* _What you are asked to do_
Set down each line of the data below exactly as it stands, dropping the pictures.

* _Given information_
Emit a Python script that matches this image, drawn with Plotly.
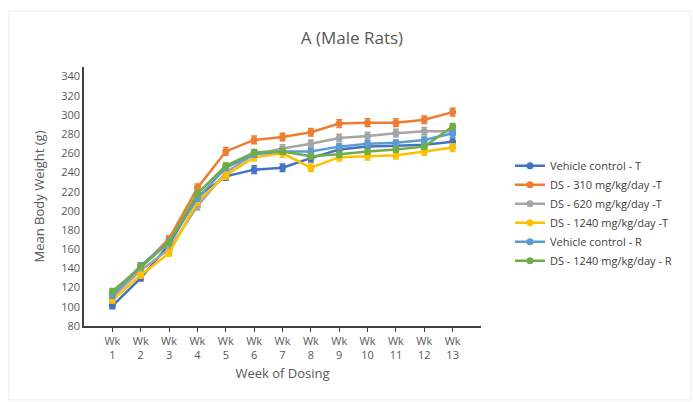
import plotly.graph_objects as go

weeks = ["Wk<br>1", "Wk<br>2", "Wk<br>3", "Wk<br>4", "Wk<br>5", "Wk<br>6", "Wk<br>7",
         "Wk<br>8", "Wk<br>9", "Wk<br>10", "Wk<br>11", "Wk<br>12", "Wk<br>13"]

vehicle_t = [101, 130, 165, 215, 236, 243, 245, 255, 264, 267, 268, 269, 272]
ds310_t = [113, 141, 171, 224, 262, 274, 277, 282, 291, 292, 292, 295, 303]
ds620_t = [110, 138, 160, 205, 240, 259, 265, 270, 276, 278, 281, 283, 283]
ds1240_t = [107, 133, 156, 210, 237, 256, 260, 245, 256, 257, 258, 262, 266]
vehicle_r = [112, 143, 168, 213, 245, 259, 262, 262, 267, 270, 271, 274, 281]
ds1240_r = [116, 142, 167, 218, 247, 261, 262, 257, 259, 262, 264, 267, 288]

err_t = [3, 3, 3, 4, 4, 4, 4, 4, 4, 4, 4, 4, 4]
err_r = [3, 3, 3, 3, 3, 3, 3, 3, 3, 3, 3, 3, 3]

series = [
    ("Vehicle control - T", vehicle_t, "#4472C4", err_t),
    ("DS - 310 mg/kg/day -T", ds310_t, "#ED7D31", err_t),
    ("DS - 620 mg/kg/day -T", ds620_t, "#A5A5A5", err_t),
    ("DS - 1240 mg/kg/day -T", ds1240_t, "#FFC000", err_t),
    ("Vehicle control - R", vehicle_r, "#5B9BD5", err_r),
    ("DS - 1240 mg/kg/day - R", ds1240_r, "#70AD47", err_r),
]

idx = list(range(len(weeks)))

fig = go.Figure()
for name, vals, color, err in series:
    fig.add_trace(go.Scatter(
        x=idx, y=vals, name=name, mode="lines+markers",
        line=dict(color=color, width=2.5),
        marker=dict(color=color, size=7, symbol="circle"),
        error_y=dict(type="data", array=err, visible=True, color=color,
                     thickness=1.5, width=3),
    ))

fig.update_layout(
    width=693, height=402,
    margin=dict(l=84, r=212, t=67, b=76),
    paper_bgcolor="white", plot_bgcolor="white",
    font=dict(family="Open Sans, Liberation Sans, sans-serif", color="#595959", size=11),
    title=dict(text="A (Male Rats)", x=(352) / 693, xanchor="center",
               y=1 - 38 / 402, yanchor="middle",
               font=dict(size=17, color="#595959")),
    showlegend=True,
    legend=dict(x=1.073, y=0.675, xanchor="left", yanchor="top",
                font=dict(size=11, color="#404040"),
                tracegroupgap=0, itemwidth=30, bgcolor="rgba(0,0,0,0)"),
)

fig.update_xaxes(
    range=[-1, 13], tickmode="array", tickvals=idx, ticktext=weeks,
    showline=True, linecolor="#404040", linewidth=1.5,
    ticks="outside", ticklen=4, tickcolor="#404040", tickwidth=1.2,
    showgrid=False, zeroline=False,
    tickfont=dict(size=11, color="#595959"),
    title=dict(text="Week of Dosing", font=dict(size=13, color="#595959"), standoff=8),
)
fig.update_yaxes(
    range=[80, 350], tickmode="array", tickvals=list(range(80, 341, 20)),
    showline=True, linecolor="#404040", linewidth=1.5,
    ticks="", showgrid=False, zeroline=False,
    tickfont=dict(size=11, color="#595959"),
    title=dict(text="Mean Body Weight (g)", font=dict(size=13, color="#595959"), standoff=14),
)

fig.add_shape(type="rect", xref="paper", yref="paper",
              x0=(9 - 84) / 397, x1=(691 - 84) / 397,
              y0=(326 - 400) / 259, y1=(326 - 11) / 259,
              line=dict(color="#EBEBEB", width=1), fillcolor="rgba(0,0,0,0)", layer="below")

fig.write_html("out.html")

* _Exercise result_
Emit a Python script that matches this image, drawn with Plotly.
import plotly.graph_objects as go

weeks = ["Wk<br>1", "Wk<br>2", "Wk<br>3", "Wk<br>4", "Wk<br>5", "Wk<br>6", "Wk<br>7",
         "Wk<br>8", "Wk<br>9", "Wk<br>10", "Wk<br>11", "Wk<br>12", "Wk<br>13"]

vehicle_t = [101, 130, 165, 215, 236, 243, 245, 255, 264, 267, 268, 269, 272]
ds310_t = [113, 141, 171, 224, 262, 274, 277, 282, 291, 292, 292, 295, 303]
ds620_t = [110, 138, 160, 205, 240, 259, 265, 270, 276, 278, 281, 283, 283]
ds1240_t = [107, 133, 156, 210, 237, 256, 260, 245, 256, 257, 258, 262, 266]
vehicle_r = [112, 143, 168, 213, 245, 259, 262, 262, 267, 270, 271, 274, 281]
ds1240_r = [116, 142, 167, 218, 247, 261, 262, 257, 259, 262, 264, 267, 288]

err_t = [3, 3, 3, 4, 4, 4, 4, 4, 4, 4, 4, 4, 4]
err_r = [3, 3, 3, 3, 3, 3, 3, 3, 3, 3, 3, 3, 3]

series = [
    ("Vehicle control - T", vehicle_t, "#4472C4", err_t),
    ("DS - 310 mg/kg/day -T", ds310_t, "#ED7D31", err_t),
    ("DS - 620 mg/kg/day -T", ds620_t, "#A5A5A5", err_t),
    ("DS - 1240 mg/kg/day -T", ds1240_t, "#FFC000", err_t),
    ("Vehicle control - R", vehicle_r, "#5B9BD5", err_r),
    ("DS - 1240 mg/kg/day - R", ds1240_r, "#70AD47", err_r),
]

idx = list(range(len(weeks)))

fig = go.Figure()
for name, vals, color, err in series:
    fig.add_trace(go.Scatter(
        x=idx, y=vals, name=name, mode="lines+markers",
        line=dict(color=color, width=2.5),
        marker=dict(color=color, size=7, symbol="circle"),
        error_y=dict(type="data", array=err, visible=True, color=color,
                     thickness=1.5, width=3),
    ))

fig.update_layout(
    width=693, height=402,
    margin=dict(l=84, r=212, t=67, b=76),
    paper_bgcolor="white", plot_bgcolor="white",
    font=dict(family="Open Sans, Liberation Sans, sans-serif", color="#595959", size=11),
    title=dict(text="A (Male Rats)", x=(352) / 693, xanchor="center",
               y=1 - 38 / 402, yanchor="middle",
               font=dict(size=17, color="#595959")),
    showlegend=True,
    legend=dict(x=1.073, y=0.675, xanchor="left", yanchor="top",
                font=dict(size=11, color="#404040"),
                tracegroupgap=0, itemwidth=30, bgcolor="rgba(0,0,0,0)"),
)

fig.update_xaxes(
    range=[-1, 13], tickmode="array", tickvals=idx, ticktext=weeks,
    showline=True, linecolor="#404040", linewidth=1.5,
    ticks="outside", ticklen=4, tickcolor="#404040", tickwidth=1.2,
    showgrid=False, zeroline=False,
    tickfont=dict(size=11, color="#595959"),
    title=dict(text="Week of Dosing", font=dict(size=13, color="#595959"), standoff=8),
)
fig.update_yaxes(
    range=[80, 350], tickmode="array", tickvals=list(range(80, 341, 20)),
    showline=True, linecolor="#404040", linewidth=1.5,
    ticks="", showgrid=False, zeroline=False,
    tickfont=dict(size=11, color="#595959"),
    title=dict(text="Mean Body Weight (g)", font=dict(size=13, color="#595959"), standoff=14),
)

fig.add_shape(type="rect", xref="paper", yref="paper",
              x0=(9 - 84) / 397, x1=(691 - 84) / 397,
              y0=(326 - 400) / 259, y1=(326 - 11) / 259,
              line=dict(color="#EBEBEB", width=1), fillcolor="rgba(0,0,0,0)", layer="below")

fig.write_html("out.html")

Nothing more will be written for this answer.